One must judge men not by their opinions, but by what their opinions have made of them.

Perhaps in time the so-called Dark Ages will be thought of as including our own.

Prejudices are so to speak the mechanical instincts of men: through their prejudices they do without any effort many things they would find too difficult to think through to the point of resolving to do them.

Sickness is mankind's greatest defect.

That man is the noblest creature may also be inferred from the fact that no other creature has yet contested this claim.

The American who first discovered Columbus made a bad discovery.

The fly that doesn't want to be swatted is most secure when it lights on the fly-swatter.

The Greeks possessed a knowledge of human nature we seem hardly able to attain to without passing through the strengthening hibernation of a new barbarism.

The human tendency to regard little things as important has produced very many great things.

The most dangerous untruths are truths slightly distorted.

The most perfect ape cannot draw an ape; only man can do that; but, likewise, only man regards the ability to do this as a sign of superiority.

The noble simplicity in the works of nature only too often originates in the noble shortsightedness of him who observes it.

The pleasures of the imagination are as it were only drawings and models which are played with by poor people who cannot afford the real thing.

The sure conviction that we could if we wanted to is the reason so many good minds are idle.

There are people who possess not so much genius as a certain talent for perceiving the desires of the century, or even of the decade, before it has done so itself.

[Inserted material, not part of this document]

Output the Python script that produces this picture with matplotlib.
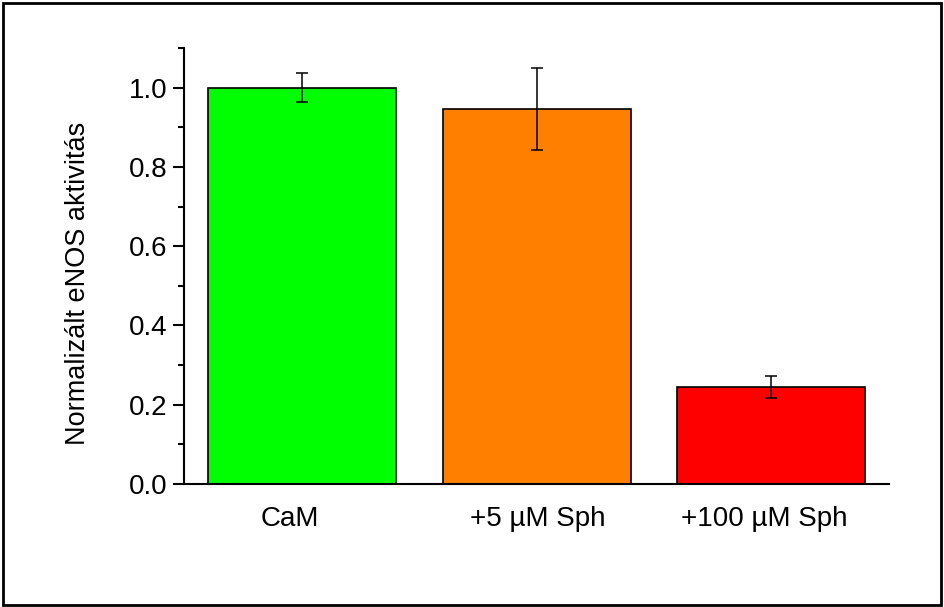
import numpy as np
import matplotlib.pyplot as plt
from matplotlib.ticker import MultipleLocator
from matplotlib.patches import Rectangle
from matplotlib.transforms import ScaledTranslation

plt.rcParams['font.family'] = ['Liberation Sans', 'DejaVu Sans']

# data
groups = ['CaM', '+5 µM Sph', '+100 µM Sph']
activity = [1.0, 0.946, 0.245]
errors = [0.036, 0.104, 0.028]
colors = ['#00ff00', '#ff8000', '#ff0000']

fig = plt.figure(figsize=(9.44, 6.07), dpi=100)
ax = fig.add_axes([0.195, 0.2026, 0.7467, 0.7184])

x = np.arange(1, len(groups) + 1)
ax.bar(x, activity, width=0.8, color=colors, edgecolor='black', linewidth=1.2, zorder=2)
ax.errorbar(x, activity, yerr=errors, fmt='none', ecolor='black',
            elinewidth=1.1, capsize=4, capthick=1.1, zorder=3)

ax.set_xlim(0.5, 3.5)
ax.set_ylim(0, 1.1)
ax.yaxis.set_minor_locator(MultipleLocator(0.1))
ax.set_yticks(np.arange(0, 1.01, 0.2))
ax.set_yticklabels([f'{v:.1f}' for v in np.arange(0, 1.01, 0.2)])
ax.set_xticks(x)
ax.set_xticklabels(groups)

# only left and bottom axis lines
ax.spines['top'].set_visible(False)
ax.spines['right'].set_visible(False)
for s in ['left', 'bottom']:
    ax.spines[s].set_linewidth(1.5)
ax.tick_params(axis='y', which='major', length=8, width=1.5, labelsize=20, pad=4)
ax.tick_params(axis='y', which='minor', length=4, width=1.5)
ax.tick_params(axis='x', length=0, labelsize=20, pad=16)

# the original labels sit a little off the bar centres
for lbl, dx in zip(ax.get_xticklabels(), [-12, 1.5, -7.5]):
    lbl.set_transform(lbl.get_transform() + ScaledTranslation(dx / 100, 0, fig.dpi_scale_trans))

ax.set_ylabel('Normalizált eNOS aktivitás', fontsize=19.5)
ax.yaxis.set_label_coords(-0.132, 0.461)

# border around the whole figure
fig.patches.append(Rectangle((0.003, 0.004), 0.994, 0.991, transform=fig.transFigure,
                             fill=False, edgecolor='black', linewidth=2))

plt.savefig('out.png', dpi=100)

There are very many people who read simply to prevent themselves from thinking.

There exists a species of transcendental ventriloquism by means of which men can be made to believe that something said on earth comes from Heaven.

There is no greater impediment to progress in the sciences than the desire to see it take place too quickly.

To be content with life or to live merrily, rather all that is required is that we bestow on all things only a fleeting, superficial glance; the more thoughtful we become the more earnest we grow.

To do the opposite of something is also a form of imitation, namely an imitation of its opposite.